Challenge: Exclude images, then output the remaining data verbatim.

Provided material:
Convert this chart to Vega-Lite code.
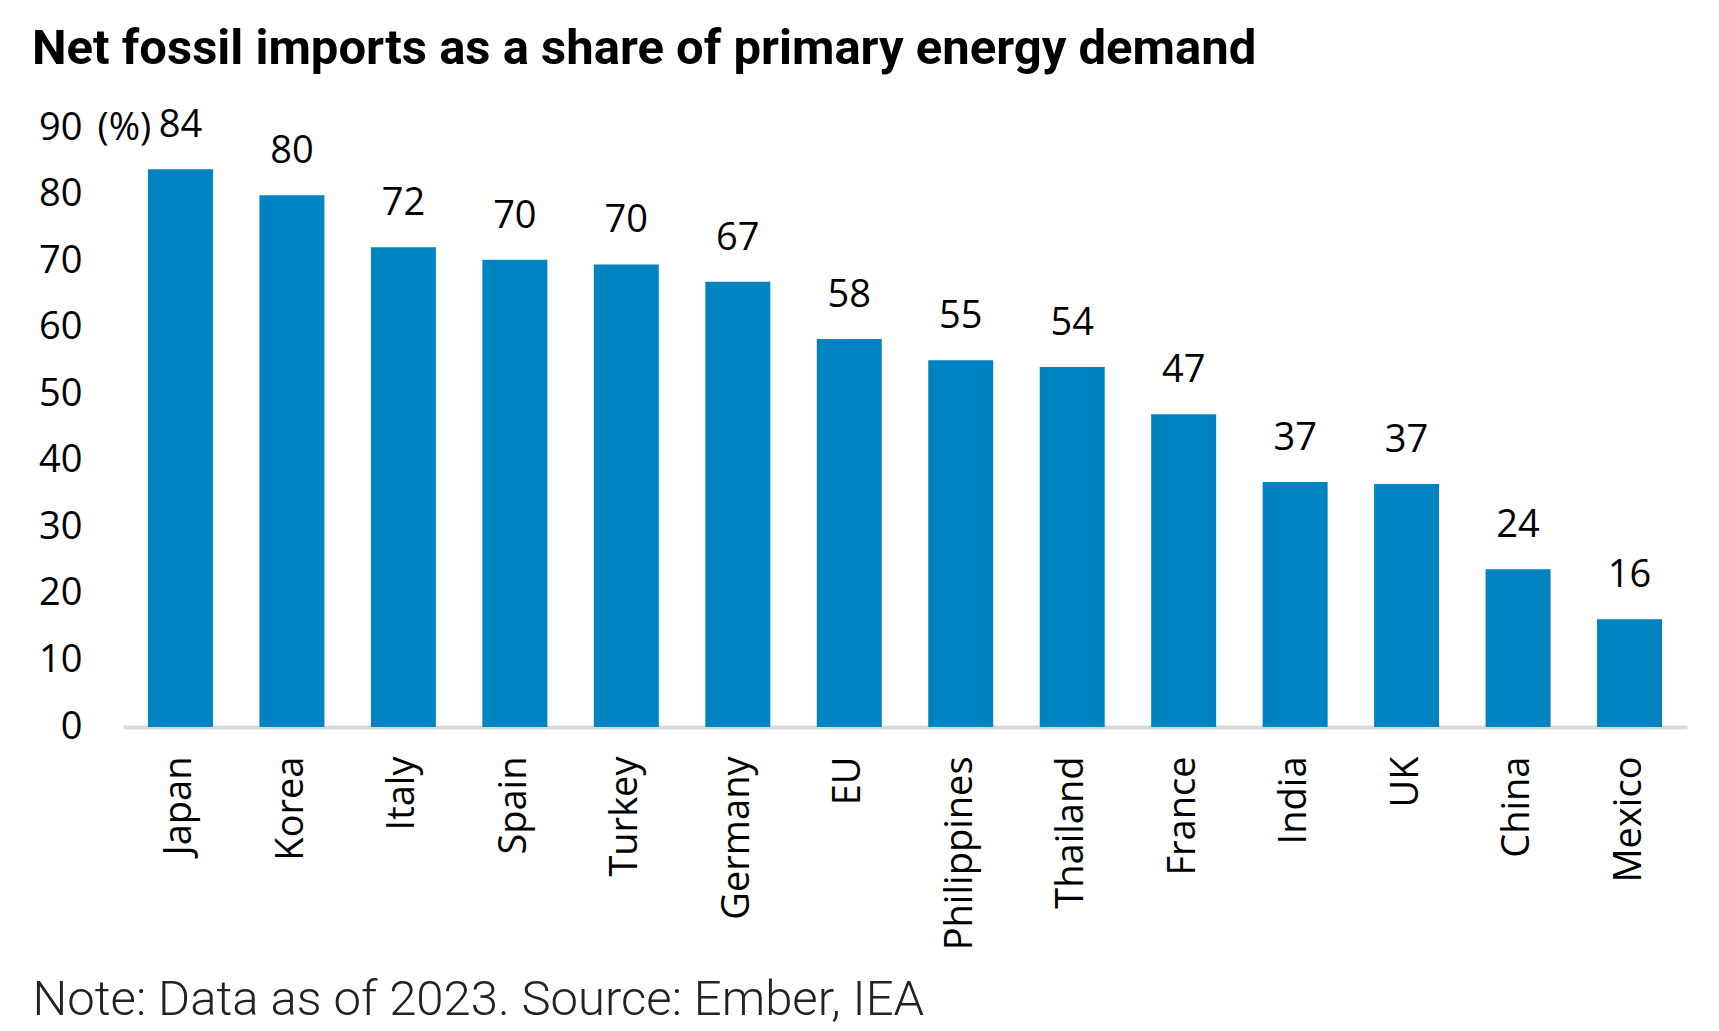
{
  "$schema": "https://vega.github.io/schema/vega-lite/v6.json",
  "autosize": "none",
  "width": 1564,
  "height": 599,
  "padding": {"left": 123, "top": 128, "right": 32, "bottom": 304},
  "background": "white",
  "title": {
    "text": "Net fossil imports as a share of primary energy demand",
    "anchor": "start",
    "frame": "group",
    "dx": -91,
    "offset": -6,
    "font": "Roboto",
    "fontSize": 49,
    "fontWeight": "bold",
    "color": "#000000",
    "baseline": "alphabetic"
  },
  "config": {
    "view": {"stroke": null},
    "axis": {"labelFont": "Open Sans", "labelColor": "#000000", "grid": false, "labelLimit": 0}
  },
  "data": {
    "values": [
      {"country": "Japan", "share": 83.8},
      {"country": "Korea", "share": 79.9},
      {"country": "Italy", "share": 72.1},
      {"country": "Spain", "share": 70.2},
      {"country": "Turkey", "share": 69.5},
      {"country": "Germany", "share": 66.9},
      {"country": "EU", "share": 58.3},
      {"country": "Philippines", "share": 55.1},
      {"country": "Thailand", "share": 54.1},
      {"country": "France", "share": 47.0},
      {"country": "India", "share": 36.8},
      {"country": "UK", "share": 36.5},
      {"country": "China", "share": 23.7},
      {"country": "Mexico", "share": 16.2}
    ]
  },
  "encoding": {
    "x": {
      "field": "country",
      "type": "nominal",
      "sort": null,
      "scale": {"paddingInner": 0.417, "paddingOuter": 0.224},
      "axis": {
        "title": "Note: Data as of 2023. Source: Ember, IEA",
        "titleFont": "Roboto",
        "titleFontWeight": 300,
        "titleFontSize": 49,
        "titleColor": "#222222",
        "titleAnchor": "start",
        "titleAlign": "left",
        "titleBaseline": "alphabetic",
        "titleX": -91,
        "titleY": 287,
        "labelAngle": -90,
        "labelFontSize": 38,
        "labelPadding": 29,
        "labelLimit": 0,
        "ticks": false,
        "tickSize": 0,
        "domainColor": "#d9d9d9",
        "domainWidth": 4
      }
    },
    "y": {
      "field": "share",
      "type": "quantitative",
      "scale": {"domain": [0, 90], "nice": false},
      "axis": {
        "title": "(%)",
        "titleFont": "Open Sans",
        "titleFontWeight": "normal",
        "titleFontSize": 38,
        "titleColor": "#000000",
        "titleAngle": 0,
        "titleAlign": "left",
        "titleBaseline": "middle",
        "titleX": -26,
        "titleY": 0,
        "values": [0, 10, 20, 30, 40, 50, 60, 70, 80, 90],
        "labelFontSize": 38,
        "labelPadding": 41,
        "ticks": false,
        "tickSize": 0,
        "domain": false
      }
    }
  },
  "layer": [
    {"mark": {"type": "bar", "color": "#0083c1"}},
    {
      "mark": {
        "type": "text",
        "font": "Open Sans",
        "fontSize": 38,
        "color": "#000000",
        "baseline": "alphabetic",
        "dy": -32
      },
      "encoding": {"text": {"field": "share", "type": "quantitative", "format": ".0f"}}
    }
  ]
}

Exercise answer:
Convert this chart to Vega-Lite code.
{
  "$schema": "https://vega.github.io/schema/vega-lite/v6.json",
  "autosize": "none",
  "width": 1564,
  "height": 599,
  "padding": {"left": 123, "top": 128, "right": 32, "bottom": 304},
  "background": "white",
  "title": {
    "text": "Net fossil imports as a share of primary energy demand",
    "anchor": "start",
    "frame": "group",
    "dx": -91,
    "offset": -6,
    "font": "Roboto",
    "fontSize": 49,
    "fontWeight": "bold",
    "color": "#000000",
    "baseline": "alphabetic"
  },
  "config": {
    "view": {"stroke": null},
    "axis": {"labelFont": "Open Sans", "labelColor": "#000000", "grid": false, "labelLimit": 0}
  },
  "data": {
    "values": [
      {"country": "Japan", "share": 83.8},
      {"country": "Korea", "share": 79.9},
      {"country": "Italy", "share": 72.1},
      {"country": "Spain", "share": 70.2},
      {"country": "Turkey", "share": 69.5},
      {"country": "Germany", "share": 66.9},
      {"country": "EU", "share": 58.3},
      {"country": "Philippines", "share": 55.1},
      {"country": "Thailand", "share": 54.1},
      {"country": "France", "share": 47.0},
      {"country": "India", "share": 36.8},
      {"country": "UK", "share": 36.5},
      {"country": "China", "share": 23.7},
      {"country": "Mexico", "share": 16.2}
    ]
  },
  "encoding": {
    "x": {
      "field": "country",
      "type": "nominal",
      "sort": null,
      "scale": {"paddingInner": 0.417, "paddingOuter": 0.224},
      "axis": {
        "title": "Note: Data as of 2023. Source: Ember, IEA",
        "titleFont": "Roboto",
        "titleFontWeight": 300,
        "titleFontSize": 49,
        "titleColor": "#222222",
        "titleAnchor": "start",
        "titleAlign": "left",
        "titleBaseline": "alphabetic",
        "titleX": -91,
        "titleY": 287,
        "labelAngle": -90,
        "labelFontSize": 38,
        "labelPadding": 29,
        "labelLimit": 0,
        "ticks": false,
        "tickSize": 0,
        "domainColor": "#d9d9d9",
        "domainWidth": 4
      }
    },
    "y": {
      "field": "share",
      "type": "quantitative",
      "scale": {"domain": [0, 90], "nice": false},
      "axis": {
        "title": "(%)",
        "titleFont": "Open Sans",
        "titleFontWeight": "normal",
        "titleFontSize": 38,
        "titleColor": "#000000",
        "titleAngle": 0,
        "titleAlign": "left",
        "titleBaseline": "middle",
        "titleX": -26,
        "titleY": 0,
        "values": [0, 10, 20, 30, 40, 50, 60, 70, 80, 90],
        "labelFontSize": 38,
        "labelPadding": 41,
        "ticks": false,
        "tickSize": 0,
        "domain": false
      }
    }
  },
  "layer": [
    {"mark": {"type": "bar", "color": "#0083c1"}},
    {
      "mark": {
        "type": "text",
        "font": "Open Sans",
        "fontSize": 38,
        "color": "#000000",
        "baseline": "alphabetic",
        "dy": -32
      },
      "encoding": {"text": {"field": "share", "type": "quantitative", "format": ".0f"}}
    }
  ]
}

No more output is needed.